Sejak dulu boneka sudah menjadi bagian penting bagi anak perempuan di Jepang. Setiap bayi perempuan yang lahir atau pun berusia setahun, ia akan dihadiahkan boneka oleh orang tua atau kakek-neneknya, bahkan pengantin wanita juga biasanya akan menerima boneka yang seperangkat dengan gaun pengantinnya. Tak heran apabila di Jepang ada sebuah festival boneka khusus untuk anak perempuan, yang dikenal dengan istilah hinamatsuri. Sesuai dengan namanya, festival yang dirayakan setiap tanggal 3 Maret ini berkaitan erat dengan boneka. Pada saat itu hampir di setiap rumah yang anak perempuan memajang rak bertingkat 5 atau 7 yang berisi boneka. Awalnya hinamatsuri tidak dirayakan besar-besaran, tapi sejak boneka hina (hina-nigyou) dijadikan barang dagangan pada periode Meiji (1868-1912), festival ini menjadi terkenal di seluruh daerah Jepang, dan menjadi salah satu festival terbesar di bulan Maret. Selain rak pajangan berisi boneka, hal lain yang sangat terkenal pada festival ini adalah hina-nagashi atau nagashibina.

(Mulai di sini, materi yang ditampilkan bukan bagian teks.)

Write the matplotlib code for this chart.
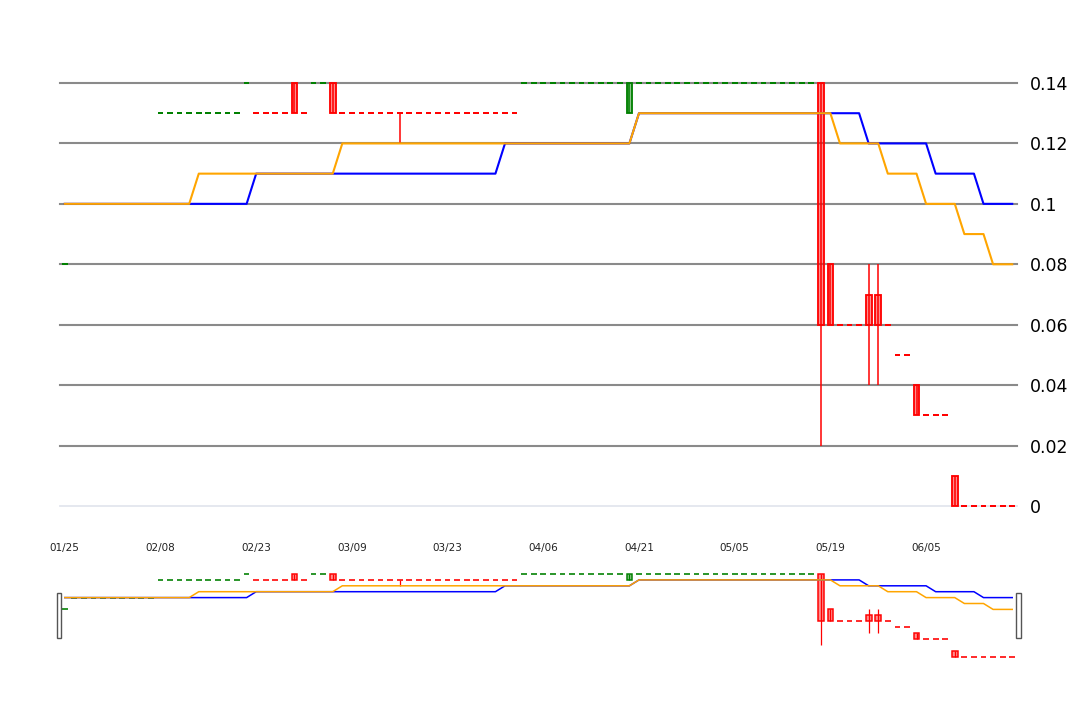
import matplotlib
matplotlib.use("Agg")
import matplotlib.pyplot as plt
from matplotlib.patches import Rectangle

# category axis (one entry per candle)
dates = [
    "01/25", "01/26", "01/27", "01/28", "01/29", "02/01", "02/02", "02/03", "02/04", "02/05",
    "02/08", "02/09", "02/10", "02/11", "02/12", "02/16", "02/17", "02/18", "02/19", "02/22",
    "02/23", "02/24", "02/25", "02/26", "03/01", "03/02", "03/03", "03/04", "03/05", "03/08",
    "03/09", "03/10", "03/11", "03/12", "03/15", "03/16", "03/17", "03/18", "03/19", "03/22",
    "03/23", "03/24", "03/25", "03/26", "03/29", "03/30", "03/31", "04/01", "04/02", "04/05",
    "04/06", "04/07", "04/08", "04/09", "04/12", "04/13", "04/14", "04/15", "04/16", "04/19",
    "04/21", "04/22", "04/23", "04/26", "04/27", "04/28", "04/29", "04/30", "05/03", "05/04",
    "05/05", "05/06", "05/07", "05/10", "05/11", "05/12", "05/13", "05/14", "05/17", "05/18",
    "05/19", "05/20", "05/21", "05/24", "05/25", "05/26", "05/27", "05/28", "06/01", "06/02",
    "06/05", "06/07", "06/08", "06/09", "06/10", "06/11", "06/14", "06/15", "06/16", "06/17",
]

open_ = [
    0.08, 0.10, 0.10, 0.10, 0.10, 0.10, 0.10, 0.10, 0.10, 0.10,
    0.13, 0.13, 0.13, 0.13, 0.13, 0.13, 0.13, 0.13, 0.13, 0.14,
    0.13, 0.13, 0.13, 0.13, 0.14, 0.13, 0.14, 0.14, 0.14, 0.13,
    0.13, 0.13, 0.13, 0.13, 0.13, 0.13, 0.13, 0.13, 0.13, 0.13,
    0.13, 0.13, 0.13, 0.13, 0.13, 0.13, 0.13, 0.13, 0.14, 0.14,
    0.14, 0.14, 0.14, 0.14, 0.14, 0.14, 0.14, 0.14, 0.14, 0.13,
    0.14, 0.14, 0.14, 0.14, 0.14, 0.14, 0.14, 0.14, 0.14, 0.14,
    0.14, 0.14, 0.14, 0.14, 0.14, 0.14, 0.14, 0.14, 0.14, 0.14,
    0.08, 0.06, 0.06, 0.06, 0.07, 0.07, 0.06, 0.05, 0.05, 0.04,
    0.03, 0.03, 0.03, 0.01, 0.00, 0.00, 0.00, 0.00, 0.00, 0.00,
]
close = [
    0.08, 0.10, 0.10, 0.10, 0.10, 0.10, 0.10, 0.10, 0.10, 0.10,
    0.13, 0.13, 0.13, 0.13, 0.13, 0.13, 0.13, 0.13, 0.13, 0.14,
    0.13, 0.13, 0.13, 0.13, 0.13, 0.13, 0.14, 0.14, 0.13, 0.13,
    0.13, 0.13, 0.13, 0.13, 0.13, 0.13, 0.13, 0.13, 0.13, 0.13,
    0.13, 0.13, 0.13, 0.13, 0.13, 0.13, 0.13, 0.13, 0.14, 0.14,
    0.14, 0.14, 0.14, 0.14, 0.14, 0.14, 0.14, 0.14, 0.14, 0.14,
    0.14, 0.14, 0.14, 0.14, 0.14, 0.14, 0.14, 0.14, 0.14, 0.14,
    0.14, 0.14, 0.14, 0.14, 0.14, 0.14, 0.14, 0.14, 0.14, 0.06,
    0.06, 0.06, 0.06, 0.06, 0.06, 0.06, 0.06, 0.05, 0.05, 0.03,
    0.03, 0.03, 0.03, 0.00, 0.00, 0.00, 0.00, 0.00, 0.00, 0.00,
]
low = [
    0.08, 0.10, 0.10, 0.10, 0.10, 0.10, 0.10, 0.10, 0.10, 0.10,
    0.13, 0.13, 0.13, 0.13, 0.13, 0.13, 0.13, 0.13, 0.13, 0.14,
    0.13, 0.13, 0.13, 0.13, 0.13, 0.13, 0.14, 0.14, 0.13, 0.13,
    0.13, 0.13, 0.13, 0.13, 0.13, 0.12, 0.13, 0.13, 0.13, 0.13,
    0.13, 0.13, 0.13, 0.13, 0.13, 0.13, 0.13, 0.13, 0.14, 0.14,
    0.14, 0.14, 0.14, 0.14, 0.14, 0.14, 0.14, 0.14, 0.14, 0.13,
    0.14, 0.14, 0.14, 0.14, 0.14, 0.14, 0.14, 0.14, 0.14, 0.14,
    0.14, 0.14, 0.14, 0.14, 0.14, 0.14, 0.14, 0.14, 0.14, 0.02,
    0.06, 0.06, 0.06, 0.06, 0.04, 0.04, 0.06, 0.05, 0.05, 0.03,
    0.03, 0.03, 0.03, 0.00, 0.00, 0.00, 0.00, 0.00, 0.00, 0.00,
]
high = [
    0.08, 0.10, 0.10, 0.10, 0.10, 0.10, 0.10, 0.10, 0.10, 0.10,
    0.13, 0.13, 0.13, 0.13, 0.13, 0.13, 0.13, 0.13, 0.13, 0.14,
    0.13, 0.13, 0.13, 0.13, 0.14, 0.13, 0.14, 0.14, 0.14, 0.13,
    0.13, 0.13, 0.13, 0.13, 0.13, 0.13, 0.13, 0.13, 0.13, 0.13,
    0.13, 0.13, 0.13, 0.13, 0.13, 0.13, 0.13, 0.13, 0.14, 0.14,
    0.14, 0.14, 0.14, 0.14, 0.14, 0.14, 0.14, 0.14, 0.14, 0.14,
    0.14, 0.14, 0.14, 0.14, 0.14, 0.14, 0.14, 0.14, 0.14, 0.14,
    0.14, 0.14, 0.14, 0.14, 0.14, 0.14, 0.14, 0.14, 0.14, 0.14,
    0.08, 0.06, 0.06, 0.06, 0.08, 0.08, 0.06, 0.05, 0.05, 0.04,
    0.03, 0.03, 0.03, 0.01, 0.00, 0.00, 0.00, 0.00, 0.00, 0.00,
]

blue_line = [
    0.10, 0.10, 0.10, 0.10, 0.10, 0.10, 0.10, 0.10, 0.10, 0.10,
    0.10, 0.10, 0.10, 0.10, 0.10, 0.10, 0.10, 0.10, 0.10, 0.10,
    0.11, 0.11, 0.11, 0.11, 0.11, 0.11, 0.11, 0.11, 0.11, 0.11,
    0.11, 0.11, 0.11, 0.11, 0.11, 0.11, 0.11, 0.11, 0.11, 0.11,
    0.11, 0.11, 0.11, 0.11, 0.11, 0.11, 0.12, 0.12, 0.12, 0.12,
    0.12, 0.12, 0.12, 0.12, 0.12, 0.12, 0.12, 0.12, 0.12, 0.12,
    0.13, 0.13, 0.13, 0.13, 0.13, 0.13, 0.13, 0.13, 0.13, 0.13,
    0.13, 0.13, 0.13, 0.13, 0.13, 0.13, 0.13, 0.13, 0.13, 0.13,
    0.13, 0.13, 0.13, 0.13, 0.12, 0.12, 0.12, 0.12, 0.12, 0.12,
    0.12, 0.11, 0.11, 0.11, 0.11, 0.11, 0.10, 0.10, 0.10, 0.10,
]
orange_line = [
    0.10, 0.10, 0.10, 0.10, 0.10, 0.10, 0.10, 0.10, 0.10, 0.10,
    0.10, 0.10, 0.10, 0.10, 0.11, 0.11, 0.11, 0.11, 0.11, 0.11,
    0.11, 0.11, 0.11, 0.11, 0.11, 0.11, 0.11, 0.11, 0.11, 0.12,
    0.12, 0.12, 0.12, 0.12, 0.12, 0.12, 0.12, 0.12, 0.12, 0.12,
    0.12, 0.12, 0.12, 0.12, 0.12, 0.12, 0.12, 0.12, 0.12, 0.12,
    0.12, 0.12, 0.12, 0.12, 0.12, 0.12, 0.12, 0.12, 0.12, 0.12,
    0.13, 0.13, 0.13, 0.13, 0.13, 0.13, 0.13, 0.13, 0.13, 0.13,
    0.13, 0.13, 0.13, 0.13, 0.13, 0.13, 0.13, 0.13, 0.13, 0.13,
    0.13, 0.12, 0.12, 0.12, 0.12, 0.12, 0.11, 0.11, 0.11, 0.11,
    0.10, 0.10, 0.10, 0.10, 0.09, 0.09, 0.09, 0.08, 0.08, 0.08,
]

y_ticks = [0, 0.02, 0.04, 0.06, 0.08, 0.1, 0.12, 0.14]
y_labels = ["0", "0.02", "0.04", "0.06", "0.08", "0.1", "0.12", "0.14"]

UP = "#008000"
DOWN = "#ff0000"
W, H = 1080, 720


def candle_colors(o, c):
    # doji takes direction from previous close, otherwise keeps previous direction
    cols, sign, prev = [], 1, None
    for oi, ci in zip(o, c):
        if ci > oi:
            sign = 1
        elif ci < oi:
            sign = -1
        elif prev is not None and ci != prev:
            sign = 1 if ci > prev else -1
        cols.append(UP if sign > 0 else DOWN)
        prev = ci
    return cols


def draw_series(ax, lw_line, lw_candle, bw):
    colors = candle_colors(open_, close)
    for i, (o, c, lo, hi) in enumerate(zip(open_, close, low, high)):
        col = colors[i]
        if hi > lo:
            ax.vlines(i, lo, hi, color=col, lw=lw_candle, zorder=2, clip_on=False)
        if o == c:
            ax.hlines(c, i - bw / 2, i + bw / 2, color=col, lw=lw_candle * 1.3,
                      zorder=2, clip_on=False)
        else:
            ax.add_patch(Rectangle((i - bw / 2, min(o, c)), bw, abs(c - o),
                                   facecolor=col, alpha=0.45, lw=0, zorder=2.1,
                                   clip_on=False))
            ax.add_patch(Rectangle((i - bw / 2, min(o, c)), bw, abs(c - o),
                                   facecolor="none", edgecolor=col, lw=lw_candle * 1.2,
                                   zorder=2.2, clip_on=False))
    x = range(len(blue_line))
    ax.plot(x, blue_line, color="blue", lw=lw_line, zorder=3, clip_on=False)
    ax.plot(x, orange_line, color="orange", lw=lw_line, zorder=4, clip_on=False)
    ax.set_xlim(-0.5, len(dates) - 0.5)
    ax.set_ylim(0, 0.14)
    for s in ax.spines.values():
        s.set_visible(False)


fig = plt.figure(figsize=(W / 100, H / 100), dpi=100)

# main chart
ax = fig.add_axes([60 / W, (H - 506) / H, 957 / W, 423 / H])
for v in y_ticks:
    if v == 0:
        ax.axhline(v, color="#e3e6ee", lw=1.3, zorder=1, clip_on=False)
    else:
        ax.axhline(v, color="#8a8a8a", lw=1.5, zorder=1, clip_on=False)
draw_series(ax, 1.5, 1.1, 0.6)
ax.yaxis.tick_right()
ax.set_yticks(y_ticks)
ax.set_yticklabels(y_labels, fontsize=12.5, color="black")
ax.set_xticks(range(0, len(dates), 10))
ax.set_xticklabels(dates[::10], fontsize=7.5, color="#222222")
ax.tick_params(axis="y", length=0, pad=9.5)
ax.tick_params(axis="x", length=0, pad=26.5)

# slider preview
ax2 = fig.add_axes([60 / W, (H - 656.6) / H, 957 / W, 82.6 / H])
draw_series(ax2, 1.1, 0.9, 0.6)
ax2.set_xticks([])
ax2.set_yticks([])
ax2.patch.set_alpha(0)

# slider handles
for hx in (56.7, 1016.3):
    fig.patches.append(Rectangle((hx / W, (H - 638.3) / H), 4.4 / W, 45 / H,
                                 transform=fig.transFigure, facecolor="white",
                                 edgecolor="#555555", lw=1.0, zorder=5))

fig.savefig("out.png", dpi=100)
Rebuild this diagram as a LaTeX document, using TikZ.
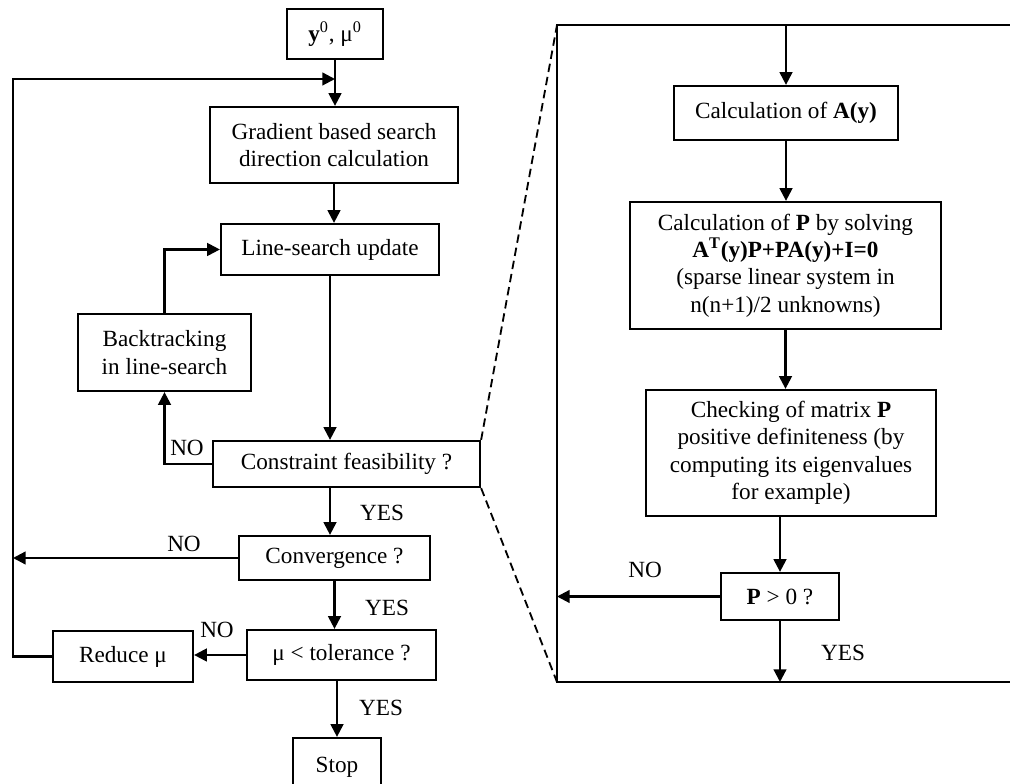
\documentclass[tikz,border=0pt]{standalone}
\usepackage{fontspec}
\setmainfont{Liberation Serif}
\usetikzlibrary{arrows.meta}

\begin{document}
\begin{tikzpicture}[>={Triangle[length=9pt,width=9pt]}]

% --- Styles ---
\tikzset{
    box/.style={draw, line width=1.6pt, align=center, inner sep=2pt, font=\fontsize{16.5}{19.5}\selectfont},
    flow/.style={->, line width=1.6pt},
    link/.style={line width=1.6pt},
    zoomline/.style={line width=1.3pt, dash pattern=on 6pt off 3.5pt},
    answer/.style={font=\fontsize{16.5}{19.5}\selectfont}
}

    \path[use as bounding box, clip] (0,0) rectangle (25.25,19.6);

    % Outer optimisation loop
    \node[box, minimum width=2.4cm, minimum height=1.25cm] (init) at (8.375,18.75) {\textbf{y}\textsuperscript{0}, μ\textsuperscript{0}};
    \node[box, minimum width=6.2cm, minimum height=1.9cm] (grad) at (8.35,15.975) {Gradient based search\\direction calculation};
    \node[box, minimum width=5.45cm, minimum height=1.275cm] (lsu) at (8.25,13.3625) {Line-search update};
    \node[box, minimum width=4.325cm, minimum height=1.925cm] (back) at (4.1125,10.7875) {Backtracking\\in line-search};
    \node[box, minimum width=6.675cm, minimum height=1.15cm] (feas) at (8.6625,8.0) {Constraint feasibility ?};
    \node[box, minimum width=4.775cm, minimum height=1.1cm] (conv) at (8.3625,5.65) {Convergence ?};
    \node[box, minimum width=4.725cm, minimum height=1.25cm] (tol) at (8.5375,3.225) {μ < tolerance ?};
    \node[box, minimum width=3.5cm, minimum height=1.275cm] (red) at (3.075,3.1875) {Reduce μ};
    \node[box, minimum width=2.2cm, minimum height=1.45cm] (stop) at (8.425,0.425) {Stop};
    \coordinate (loop) at (0.325,17.625);

    \draw[flow] (init.south) -- (init.south |- grad.north);
    \draw[flow] (grad.south) -- (grad.south |- lsu.north);
    \draw[flow] (lsu.south) -- (lsu.south |- feas.north);
    \draw[flow] (feas.west) -| (back.south);
    \draw[flow] (back.north) |- (lsu.west);
    \draw[flow] (lsu.south |- feas.south) -- (lsu.south |- conv.north);
    \draw[flow] (conv.west) -- (conv.west -| loop);
    \draw[flow] (conv.south) -- (conv.south |- tol.north);
    \draw[flow] (tol.west) -- (tol.west -| red.east);
    \draw[flow] (stop.north |- tol.south) -- (stop.north);
    \draw[flow] (red.west) -| (loop) -- (loop -| init.south);

    \node[answer] (no1) at (4.675,8.4) {NO};
    \node[answer] (yes1) at (9.55,6.775) {YES};
    \node[answer] (no2) at (4.6,6.0) {NO};
    \node[answer] (yes2) at (9.675,4.4) {YES};
    \node[answer] (no3) at (5.425,3.85) {NO};
    \node[answer] (yes3) at (9.525,1.9) {YES};

    % Feasibility check in detail
    \coordinate (tl) at (13.925,18.975);
    \coordinate (bl) at (13.925,2.55);
    \coordinate (tr) at (25.4,18.975);
    \coordinate (br) at (25.4,2.55);
    \draw[link] (tr) -- (tl) -- (bl) -- (br);
    \draw[zoomline] (feas.north east) -- (tl);
    \draw[zoomline] (feas.south east) -- (bl);

    \node[box, minimum width=5.6cm, minimum height=1.35cm] (calcA) at (19.65,16.775) {Calculation of \textbf{A(y)}};
    \node[box, minimum width=7.775cm, minimum height=3.175cm] (calcP) at (19.6375,12.9625) {Calculation of \textbf{P} by solving\\\textbf{A\textsuperscript{T}(y)P+PA(y)+I=0}\\(sparse linear system in\\n(n+1)/2 unknowns)};
    \node[box, minimum width=7.25cm, minimum height=3.15cm] (check) at (19.775,8.275) {Checking of matrix \textbf{P}\\positive definiteness (by\\computing its eigenvalues\\for example)};
    \node[box, minimum width=2.95cm, minimum height=1.175cm] (pos) at (19.5,4.6875) {\textbf{P} > 0 ?};

    \draw[flow] (calcA.north |- tl) -- (calcA.north);
    \draw[flow] (calcA.south) -- (calcA.south |- calcP.north);
    \draw[flow] (calcP.south) -- (calcP.south |- check.north);
    \draw[flow] (pos.north |- check.south) -- (pos.north);
    \draw[flow] (pos.west) -- (pos.west -| bl);
    \draw[flow] (pos.south) -- (pos.south |- bl);

    \node[answer] (no4) at (16.125,5.35) {NO};
    \node[answer] (yes4) at (21.075,3.275) {YES};

\end{tikzpicture}
\end{document}
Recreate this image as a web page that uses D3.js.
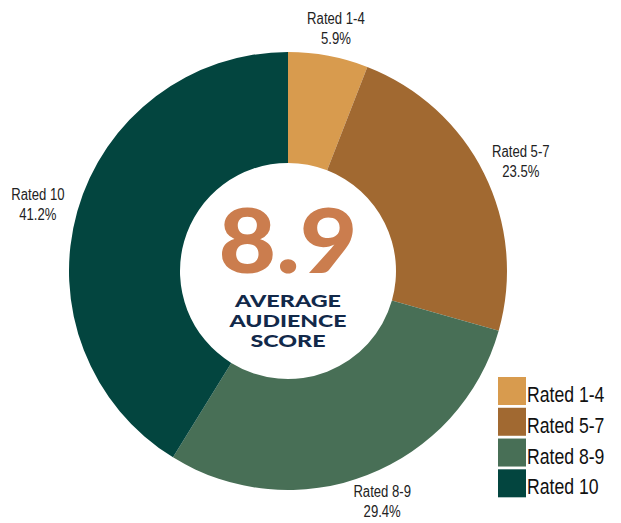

Nagashibinaberasal dari kata nagasu (mengalir) dan hina (boneka), yang berarti menghanyutkan boneka ke sungai. Berbeda dengan boneka yang dipajang di atas rak, nagashibina merupakan boneka yang terbuat dari kertas origami atau tanah liat yang biasanya dibuat berbentuk sepasang manusia (katashiro), lengkap dengan pakaian kimono. Boneka tersebut diletakkan di sebuah keranjang bundar terbuat dari anyaman jerami, lalu dihanyutkan ke sungai pada acara hina-nagashi matsuri yang diadakan di kuil-kuil Shinto. Nagashibina juga ada yang terbuat dari kertas origami saja, tanpa diletakkan di keranjang jerami. Tujuan dari menghanyutkan nagashibina adalah agar segala hal yang buruk dapat dibuang jauh-jauh. Semakin jauh boneka itu hanyut, maka nasib buruk pun akan semakin menjauhi orang yang menghanyutkan boneka tersebut. Menurut agama Shinto, segala penyakit dan kesialan yang dialami manusia bisa ditransfer ke dalam tubuh boneka. Boneka yang dihanyutkan ke sungai ini dipercaya akan terbawa hingga ke laut menuju pulau dewa. Kepercayaan semacam ini sebenarnya berasal dari Cina, di mana negara tersebut pernah mengadakan ritual memindahkan roh-roh jahat ke dalam tubuh boneka, yang kemudian dihanyutkan ke sungai. Sambil menghanyutkan nagashibina, mereka berdoa meminta keberuntungan, kesehatan, dan kebahagiaan. Selain kepercayaan ini, ada juga legenda dari Jepang yang mengisahkan bahwa dulu di Jepang ada 2 pangeran bernama Izanagi dan Izanami. Suatu hari Izanagi mengunjungi neraka tempat Izanami tinggal setelah ia mati, lalu membawanya kabur dari tempat itu. Sepulangnya dari neraka, Izanagi menghanyutkan boneka untuk mengusir roh jahat dari tempat tersebut. Dari legenda itulah bahwa segala hal yang buruk bisa dibuang dengan cara menghanyutkan boneka ke sungai pada festival hinamatsuri






Beberapa kuil Shinto yang terkenal dengan hina-gashi matsuri antara lain kuil Awashima di Wakayama, kuil Hokyo di Kyoto, prefektur Nagano, dan prefektur Tottori. Menjelang perayaan hinamatsuri, daerah tersebut biasanya menjual boneka hina. Banyak diantara pembeli yang membeli 2 set boneka, di mana yang satu dipajang di rumah, sedangkan yang lainnya dihanyutkan ke sungai. Setelah satu tahun kemudian boneka yang dipajang itu akan dihanyutkan ke sungai pada perayaan yang sama.

Comments (1)

On Kamis, Maret 27, 2008 2:29:00 PM , Anonim mengatakan...

Blog sudah bagus.
Info soal Japanesenya juga sudah oke.
Lengkapi dong dengan esai-esaimua masalah pendidikan, remaja, atau hobi yang terkait dengan kehidupanmu sehari-hari.

Tabik!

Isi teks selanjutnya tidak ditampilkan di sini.